- **GIVEN EXERCISE**
Output the full listing below exactly as it reads, and skip anything that is a picture.

BEGIN INFORMATION SHOWN

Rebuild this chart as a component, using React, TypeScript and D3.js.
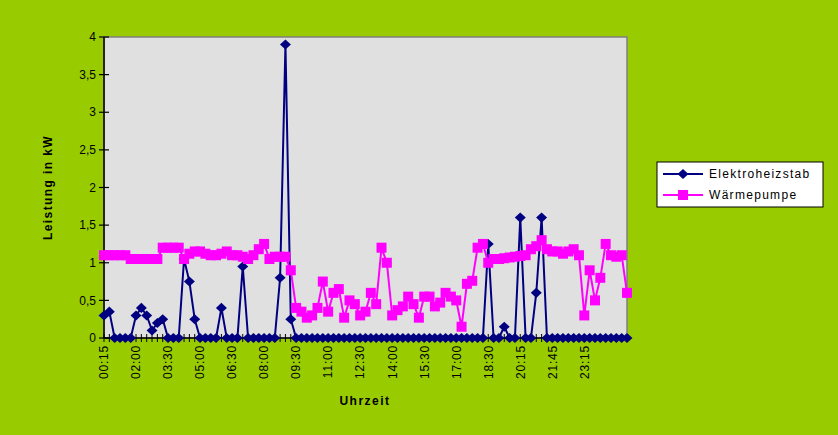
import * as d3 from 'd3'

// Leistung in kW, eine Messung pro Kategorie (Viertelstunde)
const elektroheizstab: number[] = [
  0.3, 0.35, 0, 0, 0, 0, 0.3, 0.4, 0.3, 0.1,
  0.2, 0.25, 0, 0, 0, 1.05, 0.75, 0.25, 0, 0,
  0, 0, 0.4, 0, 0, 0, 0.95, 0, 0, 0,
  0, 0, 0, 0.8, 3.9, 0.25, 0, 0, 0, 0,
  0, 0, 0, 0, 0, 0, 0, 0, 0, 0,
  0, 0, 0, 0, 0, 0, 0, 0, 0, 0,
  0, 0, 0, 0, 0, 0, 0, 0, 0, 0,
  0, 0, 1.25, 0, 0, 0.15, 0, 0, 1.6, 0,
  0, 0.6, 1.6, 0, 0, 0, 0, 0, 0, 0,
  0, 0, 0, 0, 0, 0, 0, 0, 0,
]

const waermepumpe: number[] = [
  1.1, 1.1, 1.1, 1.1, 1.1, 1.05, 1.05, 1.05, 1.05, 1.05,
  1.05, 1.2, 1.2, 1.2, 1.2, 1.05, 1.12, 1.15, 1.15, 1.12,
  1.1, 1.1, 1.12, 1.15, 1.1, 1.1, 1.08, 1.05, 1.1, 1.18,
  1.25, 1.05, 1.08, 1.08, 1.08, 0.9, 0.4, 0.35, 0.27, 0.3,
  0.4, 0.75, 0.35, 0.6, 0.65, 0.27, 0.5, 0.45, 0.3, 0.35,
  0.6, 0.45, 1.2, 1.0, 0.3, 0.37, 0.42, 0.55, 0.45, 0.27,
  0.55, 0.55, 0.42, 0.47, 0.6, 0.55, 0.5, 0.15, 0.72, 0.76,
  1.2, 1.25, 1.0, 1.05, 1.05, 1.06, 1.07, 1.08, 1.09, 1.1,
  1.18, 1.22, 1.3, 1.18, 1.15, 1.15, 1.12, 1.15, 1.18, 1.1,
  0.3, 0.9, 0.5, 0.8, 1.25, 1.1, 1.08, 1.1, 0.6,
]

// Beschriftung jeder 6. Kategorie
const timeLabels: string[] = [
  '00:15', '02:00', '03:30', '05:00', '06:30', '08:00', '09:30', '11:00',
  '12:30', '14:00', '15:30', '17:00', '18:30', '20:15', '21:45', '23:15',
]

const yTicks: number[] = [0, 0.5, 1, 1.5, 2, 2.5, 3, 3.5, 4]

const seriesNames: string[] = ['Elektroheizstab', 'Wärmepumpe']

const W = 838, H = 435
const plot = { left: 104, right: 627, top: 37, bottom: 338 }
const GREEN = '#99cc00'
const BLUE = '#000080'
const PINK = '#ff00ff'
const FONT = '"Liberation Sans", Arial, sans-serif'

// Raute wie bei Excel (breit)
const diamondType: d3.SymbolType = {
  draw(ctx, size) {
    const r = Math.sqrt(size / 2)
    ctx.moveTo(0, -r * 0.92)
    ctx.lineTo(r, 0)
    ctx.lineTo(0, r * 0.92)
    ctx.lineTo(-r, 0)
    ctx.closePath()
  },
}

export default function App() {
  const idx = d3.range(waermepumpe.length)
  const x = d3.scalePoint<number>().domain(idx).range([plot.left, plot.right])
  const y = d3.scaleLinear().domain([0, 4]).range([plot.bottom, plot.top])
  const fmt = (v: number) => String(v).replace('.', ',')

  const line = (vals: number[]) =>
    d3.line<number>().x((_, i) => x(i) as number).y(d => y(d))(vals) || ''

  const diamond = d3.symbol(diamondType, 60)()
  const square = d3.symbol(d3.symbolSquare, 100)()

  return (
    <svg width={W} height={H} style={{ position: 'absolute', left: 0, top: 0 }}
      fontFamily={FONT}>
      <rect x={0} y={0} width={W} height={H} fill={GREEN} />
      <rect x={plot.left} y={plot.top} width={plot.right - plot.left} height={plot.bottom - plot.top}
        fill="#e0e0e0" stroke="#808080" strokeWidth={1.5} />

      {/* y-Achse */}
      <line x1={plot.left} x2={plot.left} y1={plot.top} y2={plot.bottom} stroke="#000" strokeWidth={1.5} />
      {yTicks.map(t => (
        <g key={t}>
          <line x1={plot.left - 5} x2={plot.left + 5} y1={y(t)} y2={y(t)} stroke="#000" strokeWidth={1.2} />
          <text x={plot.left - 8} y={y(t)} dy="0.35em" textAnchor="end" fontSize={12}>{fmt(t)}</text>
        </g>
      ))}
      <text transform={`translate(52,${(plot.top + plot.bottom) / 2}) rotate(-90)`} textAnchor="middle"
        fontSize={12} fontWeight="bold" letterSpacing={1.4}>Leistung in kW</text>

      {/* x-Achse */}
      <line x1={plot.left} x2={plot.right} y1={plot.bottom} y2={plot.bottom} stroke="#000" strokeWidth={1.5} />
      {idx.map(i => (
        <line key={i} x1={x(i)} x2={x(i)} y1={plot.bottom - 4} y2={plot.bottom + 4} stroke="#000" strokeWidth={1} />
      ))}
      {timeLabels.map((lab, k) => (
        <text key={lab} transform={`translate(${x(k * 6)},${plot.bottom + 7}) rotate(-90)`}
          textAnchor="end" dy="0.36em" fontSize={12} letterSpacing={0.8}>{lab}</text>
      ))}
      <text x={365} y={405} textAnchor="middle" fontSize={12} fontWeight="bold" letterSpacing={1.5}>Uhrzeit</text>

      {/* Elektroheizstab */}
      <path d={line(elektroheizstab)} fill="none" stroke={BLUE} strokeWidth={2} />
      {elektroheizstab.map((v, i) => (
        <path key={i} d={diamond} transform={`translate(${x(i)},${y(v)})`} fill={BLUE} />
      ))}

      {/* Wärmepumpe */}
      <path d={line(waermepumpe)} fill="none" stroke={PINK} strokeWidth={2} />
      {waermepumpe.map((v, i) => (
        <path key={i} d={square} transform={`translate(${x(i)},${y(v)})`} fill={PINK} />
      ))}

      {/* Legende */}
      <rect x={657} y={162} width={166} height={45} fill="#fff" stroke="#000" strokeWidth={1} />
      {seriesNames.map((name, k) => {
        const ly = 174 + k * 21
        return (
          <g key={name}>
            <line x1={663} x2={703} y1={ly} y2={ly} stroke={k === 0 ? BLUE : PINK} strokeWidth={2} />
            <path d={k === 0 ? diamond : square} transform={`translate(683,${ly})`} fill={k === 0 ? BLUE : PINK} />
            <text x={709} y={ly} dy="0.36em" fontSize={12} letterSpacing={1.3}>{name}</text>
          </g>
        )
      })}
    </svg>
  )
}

END INFORMATION SHOWN

- **IN RESPONSE**
Rebuild this chart as a component, using React, TypeScript and D3.js.
import * as d3 from 'd3'

// Leistung in kW, eine Messung pro Kategorie (Viertelstunde)
const elektroheizstab: number[] = [
  0.3, 0.35, 0, 0, 0, 0, 0.3, 0.4, 0.3, 0.1,
  0.2, 0.25, 0, 0, 0, 1.05, 0.75, 0.25, 0, 0,
  0, 0, 0.4, 0, 0, 0, 0.95, 0, 0, 0,
  0, 0, 0, 0.8, 3.9, 0.25, 0, 0, 0, 0,
  0, 0, 0, 0, 0, 0, 0, 0, 0, 0,
  0, 0, 0, 0, 0, 0, 0, 0, 0, 0,
  0, 0, 0, 0, 0, 0, 0, 0, 0, 0,
  0, 0, 1.25, 0, 0, 0.15, 0, 0, 1.6, 0,
  0, 0.6, 1.6, 0, 0, 0, 0, 0, 0, 0,
  0, 0, 0, 0, 0, 0, 0, 0, 0,
]

const waermepumpe: number[] = [
  1.1, 1.1, 1.1, 1.1, 1.1, 1.05, 1.05, 1.05, 1.05, 1.05,
  1.05, 1.2, 1.2, 1.2, 1.2, 1.05, 1.12, 1.15, 1.15, 1.12,
  1.1, 1.1, 1.12, 1.15, 1.1, 1.1, 1.08, 1.05, 1.1, 1.18,
  1.25, 1.05, 1.08, 1.08, 1.08, 0.9, 0.4, 0.35, 0.27, 0.3,
  0.4, 0.75, 0.35, 0.6, 0.65, 0.27, 0.5, 0.45, 0.3, 0.35,
  0.6, 0.45, 1.2, 1.0, 0.3, 0.37, 0.42, 0.55, 0.45, 0.27,
  0.55, 0.55, 0.42, 0.47, 0.6, 0.55, 0.5, 0.15, 0.72, 0.76,
  1.2, 1.25, 1.0, 1.05, 1.05, 1.06, 1.07, 1.08, 1.09, 1.1,
  1.18, 1.22, 1.3, 1.18, 1.15, 1.15, 1.12, 1.15, 1.18, 1.1,
  0.3, 0.9, 0.5, 0.8, 1.25, 1.1, 1.08, 1.1, 0.6,
]

// Beschriftung jeder 6. Kategorie
const timeLabels: string[] = [
  '00:15', '02:00', '03:30', '05:00', '06:30', '08:00', '09:30', '11:00',
  '12:30', '14:00', '15:30', '17:00', '18:30', '20:15', '21:45', '23:15',
]

const yTicks: number[] = [0, 0.5, 1, 1.5, 2, 2.5, 3, 3.5, 4]

const seriesNames: string[] = ['Elektroheizstab', 'Wärmepumpe']

const W = 838, H = 435
const plot = { left: 104, right: 627, top: 37, bottom: 338 }
const GREEN = '#99cc00'
const BLUE = '#000080'
const PINK = '#ff00ff'
const FONT = '"Liberation Sans", Arial, sans-serif'

// Raute wie bei Excel (breit)
const diamondType: d3.SymbolType = {
  draw(ctx, size) {
    const r = Math.sqrt(size / 2)
    ctx.moveTo(0, -r * 0.92)
    ctx.lineTo(r, 0)
    ctx.lineTo(0, r * 0.92)
    ctx.lineTo(-r, 0)
    ctx.closePath()
  },
}

export default function App() {
  const idx = d3.range(waermepumpe.length)
  const x = d3.scalePoint<number>().domain(idx).range([plot.left, plot.right])
  const y = d3.scaleLinear().domain([0, 4]).range([plot.bottom, plot.top])
  const fmt = (v: number) => String(v).replace('.', ',')

  const line = (vals: number[]) =>
    d3.line<number>().x((_, i) => x(i) as number).y(d => y(d))(vals) || ''

  const diamond = d3.symbol(diamondType, 60)()
  const square = d3.symbol(d3.symbolSquare, 100)()

  return (
    <svg width={W} height={H} style={{ position: 'absolute', left: 0, top: 0 }}
      fontFamily={FONT}>
      <rect x={0} y={0} width={W} height={H} fill={GREEN} />
      <rect x={plot.left} y={plot.top} width={plot.right - plot.left} height={plot.bottom - plot.top}
        fill="#e0e0e0" stroke="#808080" strokeWidth={1.5} />

      {/* y-Achse */}
      <line x1={plot.left} x2={plot.left} y1={plot.top} y2={plot.bottom} stroke="#000" strokeWidth={1.5} />
      {yTicks.map(t => (
        <g key={t}>
          <line x1={plot.left - 5} x2={plot.left + 5} y1={y(t)} y2={y(t)} stroke="#000" strokeWidth={1.2} />
          <text x={plot.left - 8} y={y(t)} dy="0.35em" textAnchor="end" fontSize={12}>{fmt(t)}</text>
        </g>
      ))}
      <text transform={`translate(52,${(plot.top + plot.bottom) / 2}) rotate(-90)`} textAnchor="middle"
        fontSize={12} fontWeight="bold" letterSpacing={1.4}>Leistung in kW</text>

      {/* x-Achse */}
      <line x1={plot.left} x2={plot.right} y1={plot.bottom} y2={plot.bottom} stroke="#000" strokeWidth={1.5} />
      {idx.map(i => (
        <line key={i} x1={x(i)} x2={x(i)} y1={plot.bottom - 4} y2={plot.bottom + 4} stroke="#000" strokeWidth={1} />
      ))}
      {timeLabels.map((lab, k) => (
        <text key={lab} transform={`translate(${x(k * 6)},${plot.bottom + 7}) rotate(-90)`}
          textAnchor="end" dy="0.36em" fontSize={12} letterSpacing={0.8}>{lab}</text>
      ))}
      <text x={365} y={405} textAnchor="middle" fontSize={12} fontWeight="bold" letterSpacing={1.5}>Uhrzeit</text>

      {/* Elektroheizstab */}
      <path d={line(elektroheizstab)} fill="none" stroke={BLUE} strokeWidth={2} />
      {elektroheizstab.map((v, i) => (
        <path key={i} d={diamond} transform={`translate(${x(i)},${y(v)})`} fill={BLUE} />
      ))}

      {/* Wärmepumpe */}
      <path d={line(waermepumpe)} fill="none" stroke={PINK} strokeWidth={2} />
      {waermepumpe.map((v, i) => (
        <path key={i} d={square} transform={`translate(${x(i)},${y(v)})`} fill={PINK} />
      ))}

      {/* Legende */}
      <rect x={657} y={162} width={166} height={45} fill="#fff" stroke="#000" strokeWidth={1} />
      {seriesNames.map((name, k) => {
        const ly = 174 + k * 21
        return (
          <g key={name}>
            <line x1={663} x2={703} y1={ly} y2={ly} stroke={k === 0 ? BLUE : PINK} strokeWidth={2} />
            <path d={k === 0 ? diamond : square} transform={`translate(683,${ly})`} fill={k === 0 ? BLUE : PINK} />
            <text x={709} y={ly} dy="0.36em" fontSize={12} letterSpacing={1.3}>{name}</text>
          </g>
        )
      })}
    </svg>
  )
}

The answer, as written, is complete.